If you go the conventional route and purchase a package of bees, your next step will be to install them when they arrive in the mail. Give the bees a few hours of rest time before you place them in the hive so that they can acclimate to the new environment. Use this time to get the equipment together and dress in a veil and protective clothing.
As you work with the bees, give them honey syrup by spraying it onto the screen. The bees are tired from traveling and this will help them replenish their energy. Begin opening the package by removing the top panel, where you will see the tin can and a strap. Remove the strap, tip over the package and slowly pull out the tin can. As you pull the can out, the bees will have access to the outdoors, and they will be attracted to the beeswax and sugar-coated hive that you have waiting for them. The queen then needs to be added in a slow release fashion so that she and the bees can get used to each other.
How do I harvest honey?
Once or twice a year, you can expect to harvest honey. When you see that the frames have been 80 percent or more sealed, you are welcome to remove this frame and harvest the honey. While patience is a virtue, you don’t want to wait too long to harvest since the bees will then start consuming the honey. The end of the summer/early fall is a good time to do the harvesting. Use a smoker to calm the bees and extracting tools to extract the honey. These tools will strain the honey so that it’s safe and ready to be bottled. Like most things, quality is better than quantity. Aim for high-quality honey that is rich in color and flavor. Colors range from water-white to dark amber.
Is there anything else I should know about?

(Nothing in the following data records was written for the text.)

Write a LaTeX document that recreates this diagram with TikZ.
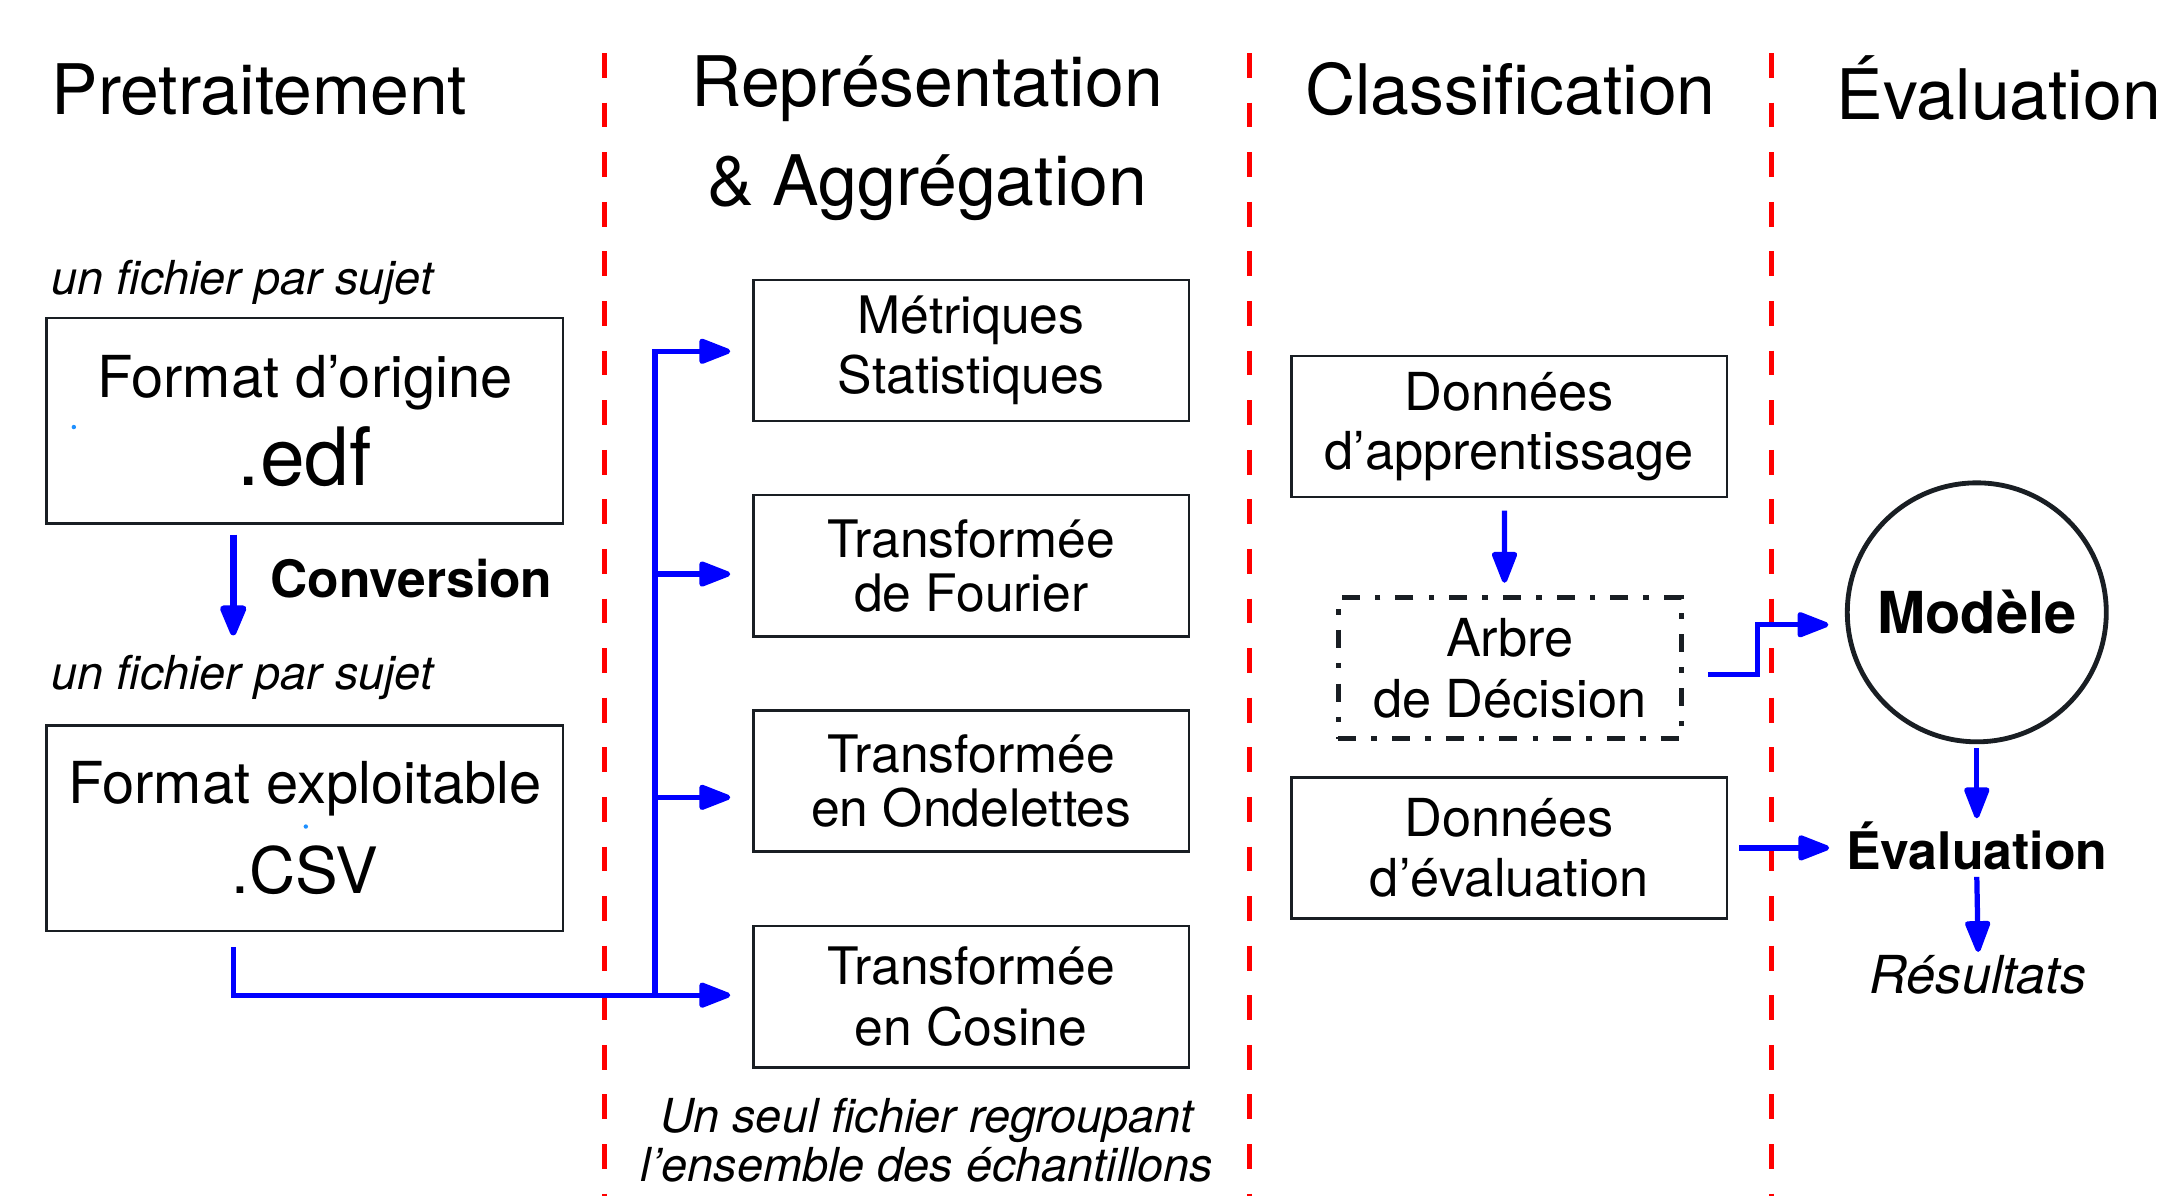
\documentclass[tikz,border=0pt]{standalone}
\usepackage{fontspec}
\setmainfont{TeX Gyre Heros}
\usetikzlibrary{arrows.meta,calc}
\definecolor{dotblue}{RGB}{30,144,255}
\definecolor{boxline}{RGB}{25,30,35}
\begin{document}
\begin{tikzpicture}[x=0.5pt,y=-0.5pt,
  box/.style={draw=boxline, line width=0.9pt, inner sep=0pt, align=center,
    minimum width=158pt, minimum height=51.25pt},
  bigbox/.style={draw=boxline, line width=0.9pt, inner sep=0pt, align=center,
    minimum width=187.5pt, minimum height=74.5pt},
  dashdotbox/.style={draw=boxline, line width=1.7pt,
    dash pattern=on 6.5pt off 5.5pt on 2pt off 5.5pt},
  flow/.style={draw=blue, line width=1.9pt, -{Triangle[length=13pt,width=9.5pt,round]}},
  conv/.style={draw=blue, line width=2.4pt, -{Triangle[length=13pt,width=10pt,round]}},
  sep/.style={draw=red, line width=1.8pt, dash pattern=on 9pt off 9pt},
  head/.style={font=\fontsize{25.3}{36}\selectfont, inner sep=0pt},
  note/.style={font=\fontsize{17}{18}\selectfont\itshape, inner sep=0pt},
]
\useasboundingbox (0,0) rectangle (1568,868);

% separators
\draw[sep] (439,38.5) -- (439,868);
\draw[sep] (907,38.5) -- (907,868);
\draw[sep] (1286,38.5) -- (1286,868);

% headers
\node[head, anchor=base west] (hpre) at (37,83) {Pretraitement};
\node[head, align=center] (hrep) at (673,100.6) {Représentation\\\& Aggrégation};
\node[head, anchor=base west] (hcla) at (947,83) {Classification};
\node[head, anchor=base west] (heva) at (1333,87) {Évaluation};

% left column
\node[note, anchor=base west] (n1) at (37,214) {un fichier par sujet};
\node[bigbox, font=\fontsize{21}{32}\selectfont] (orig) at (221.3,305.4)
  {Format d’origine\\{\fontsize{29.2}{30}\selectfont .edf}};
\node[font=\fontsize{18.7}{20}\selectfont\bfseries, anchor=base west, inner sep=0pt] (convl) at (196,434) {Conversion};
\node[note, anchor=base west] (n2) at (37,500.7) {un fichier par sujet};
\node[bigbox, font=\fontsize{21}{32.5}\selectfont] (csv) at (221.3,601.2)
  {Format exploitable\\{\fontsize{23.2}{24}\selectfont .CSV}};
\fill[dotblue] (53.6,310) circle (1.6);
\fill[dotblue] (222,600) circle (1.6);

\draw[conv] ([xshift=-26pt,yshift=-3.6pt]orig.south) -- ([xshift=-26pt,yshift=32.3pt]csv.north);

% middle column
\node[box, font=\fontsize{18.75}{22}\selectfont] (stat) at (705,254.4) {Métriques\\Statistiques};
\node[box, font=\fontsize{18.75}{19.5}\selectfont] (four) at (705,410.7) {Transformée\\de Fourier};
\node[box, font=\fontsize{18.75}{19.5}\selectfont] (onde) at (705,567) {Transformée\\en Ondelettes};
\node[box, font=\fontsize{18.75}{22}\selectfont] (cos) at (705,723.6) {Transformée\\en Cosine};
\node[note, align=center] (agg) at (673,827.6) {Un seul fichier regroupant\\l’ensemble des échantillons};

\coordinate (junc) at (475.5,722.4);
\draw[flow] ([xshift=-26pt,yshift=-5.6pt]csv.south) |- ([xshift=-8pt,yshift=0.6pt]cos.west);
\draw[flow] (junc) |- ([xshift=-8pt,yshift=-0.3pt]stat.west);
\draw[flow] (junc) |- ([xshift=-8pt,yshift=-3pt]four.west);
\draw[flow] (junc) |- ([xshift=-8pt,yshift=-5.9pt]onde.west);

% classification column
\node[box, font=\fontsize{19}{21.5}\selectfont] (app) at (1095.5,309.5) {Données\\d’apprentissage};
\node[box, dashdotbox, minimum width=124.5pt, font=\fontsize{19}{22}\selectfont] (arbre) at (1096,485) {Arbre\\de Décision};
\node[box, font=\fontsize{19}{21.5}\selectfont] (evd) at (1095.5,615.5) {Données\\d’évaluation};

\draw[flow] ([xshift=-1.7pt,yshift=-4.5pt]app.south) -- ([xshift=-1.9pt,yshift=4.5pt]arbre.north);

% evaluation column
\node[circle, draw=boxline, line width=1.75pt, minimum size=94pt, inner sep=0pt,
  font=\fontsize{21}{24}\selectfont\bfseries] (mod) at (1435,444.5) {Modèle};
\node[font=\fontsize{18.8}{20}\selectfont\bfseries, inner sep=0pt, anchor=base] (ev) at (1435,631) {Évaluation};
\node[font=\fontsize{19}{20}\selectfont\itshape, inner sep=0pt, anchor=base] (res) at (1436,721) {Résultats};

\draw[flow] ([xshift=8.75pt,yshift=-2.25pt]arbre.east) -- ++(36,0) |- ([xshift=-6pt,yshift=-4.5pt]mod.west);
\draw[flow] ([xshift=4pt]evd.east) -- ($(ev.west |- evd.east)+(-12,0)$);
\draw[flow] ([yshift=-1.5pt]mod.south) -- ([yshift=18.5pt]ev.base);
\draw[flow] ([yshift=-2.75pt]ev.base) -- ([yshift=15pt]res.base);
\end{tikzpicture}
\end{document}
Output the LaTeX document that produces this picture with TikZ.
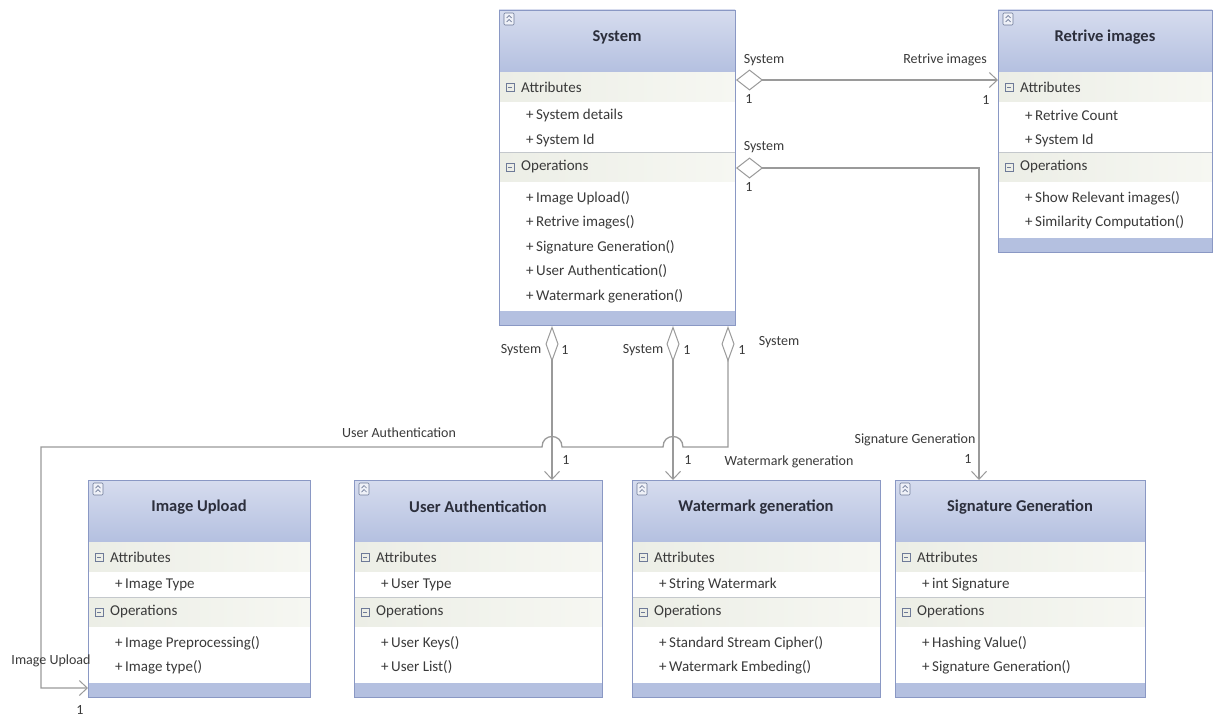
\documentclass[tikz,border=0pt]{standalone}
\usepackage{fontspec}
\setmainfont{Carlito}
\usetikzlibrary{arrows.meta,calc}
\definecolor{hdtop}{HTML}{D6DCEE}
\definecolor{hdbot}{HTML}{B4C0E0}
\definecolor{bandl}{HTML}{ECEEE6}
\definecolor{bandr}{HTML}{F6F7F2}
\definecolor{footc}{HTML}{B4C0E0}
\definecolor{framec}{HTML}{8A98C4}
\definecolor{sepc}{HTML}{C4C8CC}
\definecolor{txt}{HTML}{3A3A3A}
\definecolor{titc}{HTML}{2C2F3C}
\definecolor{connc}{HTML}{9A9A9A}
\definecolor{iconc}{HTML}{6E7A98}
\tikzset{
  classframe/.style={draw=framec, line width=1pt, inner sep=0pt, anchor=north west},
  classtitle/.style={font=\fontsize{16.5}{18}\selectfont\bfseries, text=titc},
  bandlabel/.style={font=\fontsize{15}{17}\selectfont, text=txt, anchor=west, inner sep=0pt},
  member/.style={font=\fontsize{15}{17}\selectfont, text=txt, anchor=west, inner sep=0pt},
  lbl/.style={font=\fontsize{14}{16}\selectfont, text=txt, inner sep=0pt},
  conn/.style={draw=connc, line width=1.3pt},
  hdiam/.style={{Diamond[open,length=27pt,width=21pt,line width=1pt]}-{Straight Barb[length=8pt,width=15pt,line width=1pt]}},
  vdiam/.style={{Diamond[open,length=36pt,width=13pt,line width=1pt]}-{Straight Barb[length=8pt,width=15pt,line width=1pt]}},
}
\newcommand\minusicon[2]{%
  \draw[iconc, line width=0.6pt] (#1-4,#2-4) rectangle (#1+4,#2+4);
  \draw[iconc, line width=0.8pt] (#1-2,#2) -- (#1+2,#2);}
\newcommand\umlclass[9]{%
\begin{scope}[shift={(#2,#3)}]
\pgfmathsetmacro\sepy{92+25*#6}
\pgfmathsetmacro\footy{\sepy+46+24.5*(#8-1)+15}
\pgfmathsetmacro\boty{\footy+14}
\shade[top color=hdtop,bottom color=hdbot] (0,0) rectangle (#4,62);
\shade[left color=bandl,right color=bandr] (0,62) rectangle (#4,92);
\fill[white] (0,92) rectangle (#4,\sepy);
\shade[left color=bandl,right color=bandr] (0,\sepy) rectangle (#4,\sepy+30);
\fill[white] (0,\sepy+30) rectangle (#4,\footy);
\fill[footc] (0,\footy) rectangle (#4,\boty);
\draw[sepc, line width=0.8pt] (0,\sepy) -- (#4,\sepy);
\draw[iconc, line width=0.6pt, rounded corners=1pt, fill=white!60!hdtop] (5,3) rectangle (15,15);
\draw[iconc, line width=0.7pt] (7.5,8) -- (10,5.5) -- (12.5,8) (7.5,12) -- (10,9.5) -- (12.5,12);
\node[classtitle] at (#4/2,27) {#5};
\minusicon{11}{77}
\node[bandlabel] at (22,77) {Attributes};
\foreach \t [count=\i] in {#7} {\node[member] at (27,{105+25*(\i-1)}) {+\,\t};}
\minusicon{11}{\sepy+15}
\node[bandlabel] at (22,\sepy+15) {Operations};
\foreach \t [count=\i] in {#9} {\node[member] at (27,{\sepy+46+24.5*(\i-1)}) {+\,\t};}
\node[classframe, minimum width=#4pt, minimum height=\boty pt] (#1) at (0,0) {};
\end{scope}}
\begin{document}
\begin{tikzpicture}[x=1pt,y=-1pt]
\useasboundingbox[fill=white] (0,0) rectangle (1214,717);

\umlclass{sys}{499}{10}{236}{System}{2}{System details,System Id}{5}{Image Upload(),Retrive images(),Signature Generation(),User Authentication(),Watermark generation()}
\umlclass{ret}{998}{10}{214}{Retrive images}{2}{Retrive Count,System Id}{2}{Show Relevant images(),Similarity Computation()}
\umlclass{iu}{88}{480}{222}{Image Upload}{1}{Image Type}{2}{Image Preprocessing(),Image type()}
\umlclass{ua}{354}{480}{248}{User Authentication}{1}{User Type}{2}{User Keys(),User List()}
\umlclass{wg}{632}{480}{248}{Watermark generation}{1}{String Watermark}{2}{Standard Stream Cipher(),Watermark Embeding()}
\umlclass{sg}{895}{480}{250}{Signature Generation}{1}{int Signature}{2}{Hashing Value(),Signature Generation()}

% helper coordinates
\coordinate (y80) at (0,80);
\coordinate (y168) at (0,168);
\coordinate (y688) at (0,688);
\coordinate (x552) at (552,0);
\coordinate (x673) at (673,0);
\coordinate (x728) at (728,0);
\coordinate (x979) at (979,0);

% System -> Retrive images
\draw[conn, hdiam] (sys.east |- y80) -- (ret.west |- y80);
% System -> Signature Generation
\draw[conn, hdiam] (sys.east |- y168) -- (x979 |- y168) -- (x979 |- sg.north);
% System -> User Authentication
\draw[conn, vdiam] (sys.south -| x552) -- (ua.north -| x552);
% System -> Watermark generation
\draw[conn, vdiam] (sys.south -| x673) -- (wg.north -| x673);
% System -> Image Upload (with hops)
\draw[conn, vdiam] (sys.south -| x728) -- (728,447) -- (683,447)
  .. controls (683,433) and (663,433) .. (663,447) -- (562,447)
  .. controls (562,433) and (542,433) .. (542,447) -- (41,447) -- (41,688) -- (iu.west |- y688);

% labels
\node[lbl] at (764,60) {System};
\node[lbl] at (749,99) {1};
\node[lbl] at (945,60) {Retrive images};
\node[lbl] at (986,100) {1};
\node[lbl] at (764,147) {System};
\node[lbl] at (749,187) {1};
\node[lbl] at (521,350) {System};
\node[lbl] at (565,350) {1};
\node[lbl] at (643,350) {System};
\node[lbl] at (687,350) {1};
\node[lbl] at (742,350) {1};
\node[lbl] at (779,342) {System};
\node[lbl] at (399,433) {User Authentication};
\node[lbl] at (566,460) {1};
\node[lbl] at (688,460) {1};
\node[lbl] at (789,462) {Watermark generation};
\node[lbl] at (915,440) {Signature Generation};
\node[lbl] at (968,459) {1};
\node[lbl] at (51,661) {Image Upload};
\node[lbl] at (80,710) {1};
\end{tikzpicture}
\end{document}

Beekeeping is a rewarding hobby, but you need to be prepared for how involved this work can be. Read up on the subject and ask your community if there are restrictions on beekeeping. Some areas expect that all hives be registered. You must monitor the hive and ensure that there is always a queen available, otherwise, the colony will fail. Hives must be treated in the late summer in order to protect them from mites.
Also, consider the temperature outside. It’s best to work with bees on clear sunny days, as cloudy days produce less nectar, making the bees more irritable. Bees are sensitive to cold temperatures, so don’t keep the lid open for an extended period of time on cool days. Hot temperatures do not affect bees as much, but you must ensure that there is clean water nearby and that the bees are kept out of direct sunlight. Finally, it’s best to start with two hives since beekeepers lose an average of 20 to 30 percent of their colonies each year. Two hives will provide you with what you need to create surplus honey and prevent the colony from being wiped out.